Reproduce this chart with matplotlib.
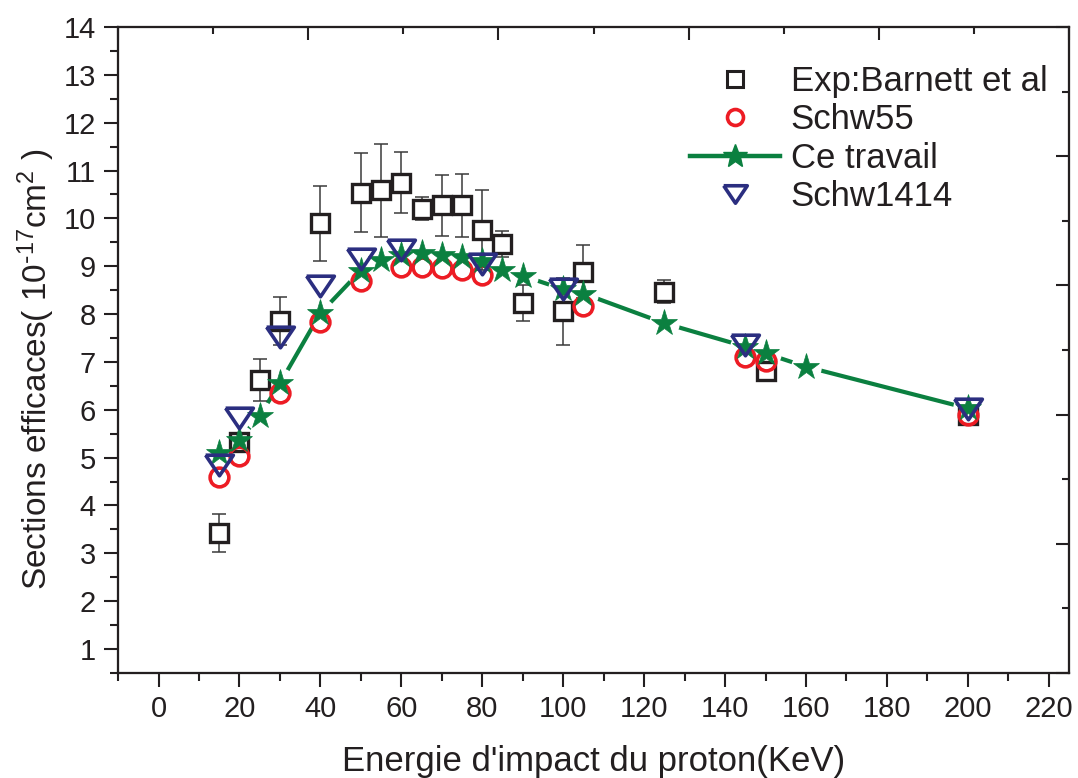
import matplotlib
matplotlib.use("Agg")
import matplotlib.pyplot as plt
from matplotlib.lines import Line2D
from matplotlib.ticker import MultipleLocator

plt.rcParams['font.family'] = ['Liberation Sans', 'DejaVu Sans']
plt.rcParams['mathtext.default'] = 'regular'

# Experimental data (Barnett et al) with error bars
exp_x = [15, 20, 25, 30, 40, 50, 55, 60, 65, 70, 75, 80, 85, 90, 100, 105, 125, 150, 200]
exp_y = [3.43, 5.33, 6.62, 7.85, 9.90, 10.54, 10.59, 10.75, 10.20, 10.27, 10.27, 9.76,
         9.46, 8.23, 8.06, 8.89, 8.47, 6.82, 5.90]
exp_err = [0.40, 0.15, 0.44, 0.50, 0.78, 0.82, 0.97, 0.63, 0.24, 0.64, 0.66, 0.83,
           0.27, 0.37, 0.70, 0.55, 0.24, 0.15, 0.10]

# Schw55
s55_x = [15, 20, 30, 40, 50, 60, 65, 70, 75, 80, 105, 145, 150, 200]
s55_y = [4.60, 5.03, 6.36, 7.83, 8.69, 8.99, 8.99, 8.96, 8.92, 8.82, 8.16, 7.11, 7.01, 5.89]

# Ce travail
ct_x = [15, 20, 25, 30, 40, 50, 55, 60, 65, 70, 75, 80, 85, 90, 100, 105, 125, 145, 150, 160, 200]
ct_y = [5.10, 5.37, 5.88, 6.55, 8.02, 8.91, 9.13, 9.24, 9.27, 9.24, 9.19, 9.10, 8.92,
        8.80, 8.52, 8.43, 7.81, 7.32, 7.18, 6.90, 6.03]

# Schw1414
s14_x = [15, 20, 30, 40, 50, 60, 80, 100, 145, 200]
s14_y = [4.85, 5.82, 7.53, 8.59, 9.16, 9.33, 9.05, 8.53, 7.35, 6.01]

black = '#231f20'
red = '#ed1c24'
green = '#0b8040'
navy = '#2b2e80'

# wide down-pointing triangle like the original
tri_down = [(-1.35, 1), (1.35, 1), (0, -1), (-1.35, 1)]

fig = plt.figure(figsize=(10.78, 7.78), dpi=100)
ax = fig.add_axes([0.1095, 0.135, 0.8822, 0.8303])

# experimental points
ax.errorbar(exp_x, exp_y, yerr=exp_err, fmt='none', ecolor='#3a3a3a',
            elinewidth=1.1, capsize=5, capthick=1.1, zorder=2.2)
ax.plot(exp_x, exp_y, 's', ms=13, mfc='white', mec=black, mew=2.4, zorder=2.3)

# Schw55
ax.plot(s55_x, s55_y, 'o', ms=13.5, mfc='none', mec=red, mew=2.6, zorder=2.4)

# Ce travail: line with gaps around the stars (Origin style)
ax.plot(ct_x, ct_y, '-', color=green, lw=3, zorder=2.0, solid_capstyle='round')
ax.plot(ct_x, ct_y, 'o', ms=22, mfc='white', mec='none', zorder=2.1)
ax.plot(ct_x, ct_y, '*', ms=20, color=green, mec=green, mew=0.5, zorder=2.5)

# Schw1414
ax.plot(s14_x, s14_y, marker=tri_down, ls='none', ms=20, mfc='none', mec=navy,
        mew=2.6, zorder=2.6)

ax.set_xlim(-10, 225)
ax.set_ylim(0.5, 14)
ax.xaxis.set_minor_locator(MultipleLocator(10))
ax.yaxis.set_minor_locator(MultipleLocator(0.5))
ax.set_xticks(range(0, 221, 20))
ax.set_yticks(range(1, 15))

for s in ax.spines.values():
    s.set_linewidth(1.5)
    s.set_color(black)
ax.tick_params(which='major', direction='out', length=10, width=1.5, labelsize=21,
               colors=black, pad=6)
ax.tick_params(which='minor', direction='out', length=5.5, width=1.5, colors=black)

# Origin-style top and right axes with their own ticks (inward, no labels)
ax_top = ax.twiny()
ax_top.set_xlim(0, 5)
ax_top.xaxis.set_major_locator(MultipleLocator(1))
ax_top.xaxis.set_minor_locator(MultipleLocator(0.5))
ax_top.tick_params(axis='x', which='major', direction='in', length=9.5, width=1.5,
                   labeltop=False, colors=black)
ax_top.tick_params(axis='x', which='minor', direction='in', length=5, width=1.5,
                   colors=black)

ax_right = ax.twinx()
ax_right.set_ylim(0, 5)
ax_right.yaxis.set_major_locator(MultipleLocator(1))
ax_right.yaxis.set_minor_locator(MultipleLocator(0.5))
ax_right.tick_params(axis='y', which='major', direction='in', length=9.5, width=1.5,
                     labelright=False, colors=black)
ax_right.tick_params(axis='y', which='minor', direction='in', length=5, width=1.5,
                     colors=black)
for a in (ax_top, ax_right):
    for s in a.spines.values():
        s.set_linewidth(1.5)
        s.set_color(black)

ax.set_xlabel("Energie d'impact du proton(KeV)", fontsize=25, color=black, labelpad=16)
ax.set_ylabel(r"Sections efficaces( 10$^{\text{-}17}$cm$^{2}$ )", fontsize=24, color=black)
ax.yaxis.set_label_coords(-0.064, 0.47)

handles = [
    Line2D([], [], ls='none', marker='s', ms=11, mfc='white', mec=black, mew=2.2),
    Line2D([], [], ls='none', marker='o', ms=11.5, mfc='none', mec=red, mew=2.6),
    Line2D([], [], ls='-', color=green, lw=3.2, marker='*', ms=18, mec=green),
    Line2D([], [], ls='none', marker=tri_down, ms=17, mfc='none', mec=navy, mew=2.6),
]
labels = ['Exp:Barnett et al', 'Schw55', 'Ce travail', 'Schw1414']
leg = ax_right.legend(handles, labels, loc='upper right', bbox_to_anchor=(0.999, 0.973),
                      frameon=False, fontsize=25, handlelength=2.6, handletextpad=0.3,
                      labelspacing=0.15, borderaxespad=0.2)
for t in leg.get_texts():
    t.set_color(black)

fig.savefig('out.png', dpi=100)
+===+
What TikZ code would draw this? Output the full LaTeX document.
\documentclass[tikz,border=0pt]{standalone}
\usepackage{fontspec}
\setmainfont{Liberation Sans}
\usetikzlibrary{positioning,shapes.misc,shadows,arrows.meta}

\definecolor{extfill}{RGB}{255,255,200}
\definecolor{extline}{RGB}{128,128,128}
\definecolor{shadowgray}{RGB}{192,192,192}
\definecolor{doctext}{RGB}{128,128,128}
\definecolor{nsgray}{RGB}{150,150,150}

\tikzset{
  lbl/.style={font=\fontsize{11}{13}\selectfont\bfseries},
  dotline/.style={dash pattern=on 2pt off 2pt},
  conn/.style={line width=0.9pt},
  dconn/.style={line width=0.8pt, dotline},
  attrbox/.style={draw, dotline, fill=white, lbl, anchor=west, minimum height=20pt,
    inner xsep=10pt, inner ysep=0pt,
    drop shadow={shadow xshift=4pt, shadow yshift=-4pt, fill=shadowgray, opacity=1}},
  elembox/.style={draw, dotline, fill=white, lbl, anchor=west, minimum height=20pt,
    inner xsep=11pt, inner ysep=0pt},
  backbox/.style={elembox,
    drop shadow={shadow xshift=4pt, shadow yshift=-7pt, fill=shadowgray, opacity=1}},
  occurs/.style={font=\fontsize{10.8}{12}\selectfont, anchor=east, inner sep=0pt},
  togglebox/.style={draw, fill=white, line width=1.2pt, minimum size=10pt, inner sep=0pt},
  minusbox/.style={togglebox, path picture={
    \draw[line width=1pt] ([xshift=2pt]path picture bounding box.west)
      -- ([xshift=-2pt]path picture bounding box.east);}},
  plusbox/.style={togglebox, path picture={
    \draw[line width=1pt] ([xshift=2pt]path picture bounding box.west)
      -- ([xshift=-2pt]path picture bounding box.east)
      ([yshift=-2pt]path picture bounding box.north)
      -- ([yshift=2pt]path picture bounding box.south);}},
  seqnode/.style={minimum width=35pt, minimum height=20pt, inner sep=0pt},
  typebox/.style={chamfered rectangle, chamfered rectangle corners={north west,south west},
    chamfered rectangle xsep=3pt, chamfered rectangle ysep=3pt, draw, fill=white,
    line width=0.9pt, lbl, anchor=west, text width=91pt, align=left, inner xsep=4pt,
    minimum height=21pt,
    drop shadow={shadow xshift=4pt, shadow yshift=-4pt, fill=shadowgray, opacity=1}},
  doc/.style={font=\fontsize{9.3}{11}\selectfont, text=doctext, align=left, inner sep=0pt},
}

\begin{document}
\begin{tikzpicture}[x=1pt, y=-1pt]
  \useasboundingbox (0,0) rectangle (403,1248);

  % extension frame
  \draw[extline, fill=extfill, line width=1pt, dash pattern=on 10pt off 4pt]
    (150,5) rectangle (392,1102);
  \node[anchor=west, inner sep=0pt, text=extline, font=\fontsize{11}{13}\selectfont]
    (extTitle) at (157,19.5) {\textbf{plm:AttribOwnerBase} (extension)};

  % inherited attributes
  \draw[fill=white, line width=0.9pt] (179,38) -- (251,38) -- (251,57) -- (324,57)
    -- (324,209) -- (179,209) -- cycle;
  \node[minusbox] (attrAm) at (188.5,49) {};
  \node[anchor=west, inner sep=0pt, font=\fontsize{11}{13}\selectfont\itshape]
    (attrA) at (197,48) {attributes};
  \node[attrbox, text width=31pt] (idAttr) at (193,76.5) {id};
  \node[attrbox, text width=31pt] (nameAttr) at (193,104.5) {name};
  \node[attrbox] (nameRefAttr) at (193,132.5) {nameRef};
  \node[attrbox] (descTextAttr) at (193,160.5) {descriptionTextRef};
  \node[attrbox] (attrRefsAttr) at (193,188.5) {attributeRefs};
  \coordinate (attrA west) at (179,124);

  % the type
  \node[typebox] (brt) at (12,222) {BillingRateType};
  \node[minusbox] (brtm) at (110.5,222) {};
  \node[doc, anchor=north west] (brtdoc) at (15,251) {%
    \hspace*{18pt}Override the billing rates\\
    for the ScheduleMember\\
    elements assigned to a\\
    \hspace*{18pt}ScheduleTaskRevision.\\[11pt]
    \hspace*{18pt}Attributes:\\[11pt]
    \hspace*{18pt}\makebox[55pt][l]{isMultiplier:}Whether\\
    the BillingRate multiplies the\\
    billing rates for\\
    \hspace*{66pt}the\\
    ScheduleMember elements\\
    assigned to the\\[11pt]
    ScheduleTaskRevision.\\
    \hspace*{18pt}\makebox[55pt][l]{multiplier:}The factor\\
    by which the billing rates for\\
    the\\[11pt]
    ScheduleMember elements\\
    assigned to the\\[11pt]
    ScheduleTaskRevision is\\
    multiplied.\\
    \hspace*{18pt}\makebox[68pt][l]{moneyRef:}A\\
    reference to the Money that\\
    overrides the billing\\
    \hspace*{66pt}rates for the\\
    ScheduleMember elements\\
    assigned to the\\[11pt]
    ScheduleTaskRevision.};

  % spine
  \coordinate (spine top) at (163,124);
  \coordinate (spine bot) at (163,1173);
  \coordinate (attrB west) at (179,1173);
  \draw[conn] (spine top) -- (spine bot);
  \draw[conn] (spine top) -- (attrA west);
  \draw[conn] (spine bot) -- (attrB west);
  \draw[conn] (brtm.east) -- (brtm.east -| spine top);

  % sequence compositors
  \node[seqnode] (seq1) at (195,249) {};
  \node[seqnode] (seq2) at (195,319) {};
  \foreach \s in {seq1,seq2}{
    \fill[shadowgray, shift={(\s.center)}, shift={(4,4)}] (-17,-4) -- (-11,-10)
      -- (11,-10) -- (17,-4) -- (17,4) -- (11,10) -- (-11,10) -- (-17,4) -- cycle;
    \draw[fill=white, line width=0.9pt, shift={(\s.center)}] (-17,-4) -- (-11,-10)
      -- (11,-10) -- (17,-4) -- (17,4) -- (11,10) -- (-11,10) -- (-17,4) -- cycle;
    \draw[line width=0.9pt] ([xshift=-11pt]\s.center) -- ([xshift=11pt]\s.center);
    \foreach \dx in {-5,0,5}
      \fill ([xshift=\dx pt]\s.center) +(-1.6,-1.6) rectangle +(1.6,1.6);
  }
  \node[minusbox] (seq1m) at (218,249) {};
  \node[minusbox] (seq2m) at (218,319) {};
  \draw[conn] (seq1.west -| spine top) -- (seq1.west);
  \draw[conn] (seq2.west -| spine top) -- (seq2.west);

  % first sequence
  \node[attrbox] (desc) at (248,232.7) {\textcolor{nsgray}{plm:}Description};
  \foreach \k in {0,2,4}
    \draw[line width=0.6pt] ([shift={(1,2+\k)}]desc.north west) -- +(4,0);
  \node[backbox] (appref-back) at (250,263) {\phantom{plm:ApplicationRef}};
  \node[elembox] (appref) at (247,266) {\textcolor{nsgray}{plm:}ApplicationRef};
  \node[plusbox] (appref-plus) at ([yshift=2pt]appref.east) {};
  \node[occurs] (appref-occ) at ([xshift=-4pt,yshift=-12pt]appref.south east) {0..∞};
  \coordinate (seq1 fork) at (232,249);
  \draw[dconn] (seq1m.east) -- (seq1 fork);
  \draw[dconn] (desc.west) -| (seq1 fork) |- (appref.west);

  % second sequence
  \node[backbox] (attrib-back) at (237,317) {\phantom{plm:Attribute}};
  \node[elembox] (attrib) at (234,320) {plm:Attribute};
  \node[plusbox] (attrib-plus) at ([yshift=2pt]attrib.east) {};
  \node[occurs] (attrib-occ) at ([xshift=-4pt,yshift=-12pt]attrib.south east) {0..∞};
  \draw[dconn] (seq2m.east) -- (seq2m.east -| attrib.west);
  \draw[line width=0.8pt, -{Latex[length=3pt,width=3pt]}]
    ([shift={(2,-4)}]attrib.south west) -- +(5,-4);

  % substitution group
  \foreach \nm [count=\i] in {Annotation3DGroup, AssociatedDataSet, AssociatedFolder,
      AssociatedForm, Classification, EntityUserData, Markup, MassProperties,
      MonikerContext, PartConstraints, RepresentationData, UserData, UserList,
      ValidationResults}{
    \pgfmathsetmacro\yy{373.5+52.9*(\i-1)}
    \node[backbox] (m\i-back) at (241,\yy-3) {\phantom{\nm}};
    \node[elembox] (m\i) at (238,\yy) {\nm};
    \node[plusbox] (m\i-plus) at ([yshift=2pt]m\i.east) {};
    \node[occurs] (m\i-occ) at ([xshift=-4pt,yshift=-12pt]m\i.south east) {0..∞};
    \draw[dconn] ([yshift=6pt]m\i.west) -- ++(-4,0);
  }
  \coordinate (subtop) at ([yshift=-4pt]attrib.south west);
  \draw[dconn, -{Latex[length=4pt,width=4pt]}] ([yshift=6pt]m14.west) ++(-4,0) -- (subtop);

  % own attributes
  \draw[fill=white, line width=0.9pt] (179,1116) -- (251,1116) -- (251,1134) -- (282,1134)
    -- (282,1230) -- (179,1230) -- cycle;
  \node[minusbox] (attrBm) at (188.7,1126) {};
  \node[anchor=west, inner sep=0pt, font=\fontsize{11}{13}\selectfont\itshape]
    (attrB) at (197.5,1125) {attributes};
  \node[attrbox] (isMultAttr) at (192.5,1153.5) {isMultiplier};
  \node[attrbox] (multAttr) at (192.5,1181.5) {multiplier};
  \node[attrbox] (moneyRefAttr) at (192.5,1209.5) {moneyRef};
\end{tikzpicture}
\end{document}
+===+
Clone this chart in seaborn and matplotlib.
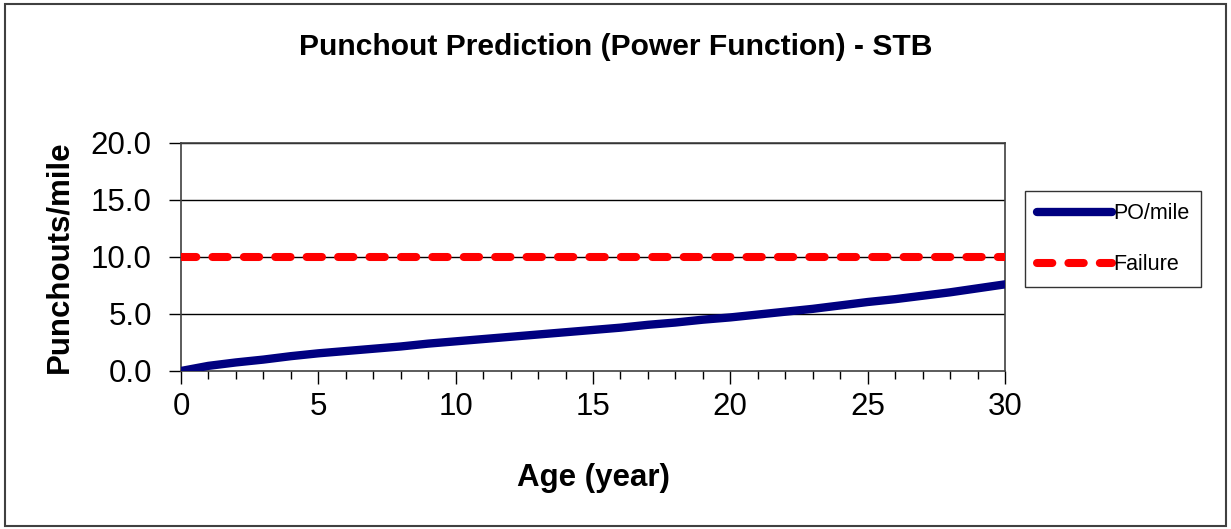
+===+
* **Stated exercise**
Extract the stretch of lines that begins at the line with "Reproduce this chart with matplotlib." and ends at the line with "plt.rcParams['mathtext.default'] = 'regular'", inclusive. Omit every picture.

* **In response**
Reproduce this chart with matplotlib.
import matplotlib
matplotlib.use("Agg")
import matplotlib.pyplot as plt
from matplotlib.lines import Line2D
from matplotlib.ticker import MultipleLocator

plt.rcParams['font.family'] = ['Liberation Sans', 'DejaVu Sans']
plt.rcParams['mathtext.default'] = 'regular'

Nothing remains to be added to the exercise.